Where is the setting for switcher mode? Someone else mentioned that but I can't seem to find where that is set. It cetainly sounds logical. It would be odd for that to be the default, but I could have accidently set that without knowing it.


----------



## DavefromMD (Jul 25, 2013)

I found where the switching speed setting is - CV54. I also found in the manual for the decoder the various values that are used and what they do in CV54. It does not come up in the standard setup using NCE Power Cab. I assume then I have to go directly into CV programming to see what this is set at.
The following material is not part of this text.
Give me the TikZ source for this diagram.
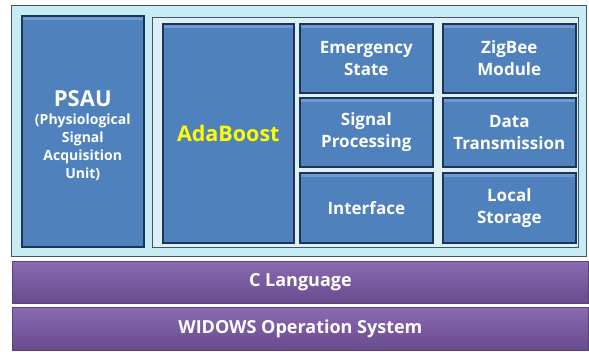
\documentclass[tikz,border=0pt]{standalone}
\usepackage{fontspec}
\setmainfont{Open Sans}
\definecolor{outerfill}{HTML}{C8ECF4}
\definecolor{innerfill}{HTML}{DDF0F6}
\definecolor{frameline}{HTML}{3E5666}
\definecolor{boxblue}{HTML}{4F81BD}
\definecolor{boxhi}{HTML}{6F9BD2}
\definecolor{boxline}{HTML}{1A3556}
\definecolor{purpletop}{HTML}{8A6AB2}
\definecolor{purplebot}{HTML}{684A8E}
\definecolor{purpleline}{HTML}{5A427A}
\definecolor{adayellow}{HTML}{FFFF00}
\begin{document}
\begin{tikzpicture}[x=1pt,y=-1pt,
  frame/.style={draw=frameline, line width=1.4pt, inner sep=0pt, anchor=north west},
  blk/.style={draw=boxline, line width=1.6pt, fill=boxblue, inner sep=0pt,
    anchor=north west, text=white, align=center,
    font=\bfseries\fontsize{17}{22}\selectfont,
    path picture={\fill[boxhi]
      ([yshift=-1pt]path picture bounding box.north west) rectangle
      ([yshift=-4pt]path picture bounding box.north east);}},
  bar/.style={draw=purpleline, line width=0.8pt, top color=purpletop,
    bottom color=purplebot, inner sep=0pt, anchor=north west,
    minimum width=576, text=white,
    font=\bfseries\fontsize{18}{22}\selectfont}]
  \useasboundingbox (0,0) rectangle (589,351);
  % platform frame and application frame
  \node[frame, fill=outerfill, minimum width=575, minimum height=251] (outer) at (11,5) {};
  \node[frame, fill=innerfill, minimum width=426, minimum height=230] (inner) at (152,17) {};
  % acquisition unit
  \node[blk, minimum width=122, minimum height=231,
    font=\bfseries\fontsize{14}{18}\selectfont] (psau) at (21,15)
    {\fontsize{22}{26}\selectfont\rule{0pt}{25pt}PSAU\\[0pt]
     \fontsize{14}{18}\selectfont (Physiological\\Signal\\Acquisition\\Unit)};
  % classifier
  \node[blk, minimum width=131, minimum height=219, text=adayellow,
    font=\bfseries\fontsize{21.5}{26}\selectfont] (ada) at (162,23) {AdaBoost};
  % application modules
  \node[blk, minimum width=133, minimum height=69] (emer) at (299,23) {Emergency\\State};
  \node[blk, minimum width=133, minimum height=69] (zig)  at (442,23) {ZigBee\\Module};
  \node[blk, minimum width=133, minimum height=69] (sig)  at (299,97) {Signal\\Processing};
  \node[blk, minimum width=133, minimum height=69] (data) at (442,97) {Data\\Transmission};
  \node[blk, minimum width=133, minimum height=70] (intf) at (299,172) {Interface};
  \node[blk, minimum width=133, minimum height=70] (stor) at (442,172) {Local\\Storage};
  % language and operating system layers
  \node[bar, minimum height=42] (clang) at (12,261) {C Language};
  \node[bar, minimum height=43] (os) at (12,307) {WIDOWS Operation System};
\end{tikzpicture}
\end{document}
I know I didn't go in and change this, so it will be interesting to see what the default is or at least what it is set at now. It would seem odd if this got reset in the standard programming setup, but you never know.

While I'm at it, CV54 also controls torque compensation. Can anyone give me a good simple explanation what this does? The explanation in the manual isn't clear to me.

Torque Compensation (according to the manual) has a relationship with PWM. I have seen that setting and if I understand correctly relates to how silent the operation of the decoder and motor is? So for more silent operation, do you set that value low or high? (0 - 255, actually 1 - 255 as it appears 0 is the default and 0 = 255).


----------



## fcwilt (Sep 27, 2013)

By default (if memory serves me) the switching mode is toggled with F6.

But it should be in the documentation.


----------



## DavefromMD (Jul 25, 2013)

OK, F6 is off. When I toggle it on a 6 shows up on my LED display.
I checked the value in CV54. It is 64 which has switch speed off, Torque Compensation on, decoder lock disabled.

Any other ideas?


----------



## fcwilt (Sep 27, 2013)

At this point I would try a decoder reset and see if the problem still exists.


----------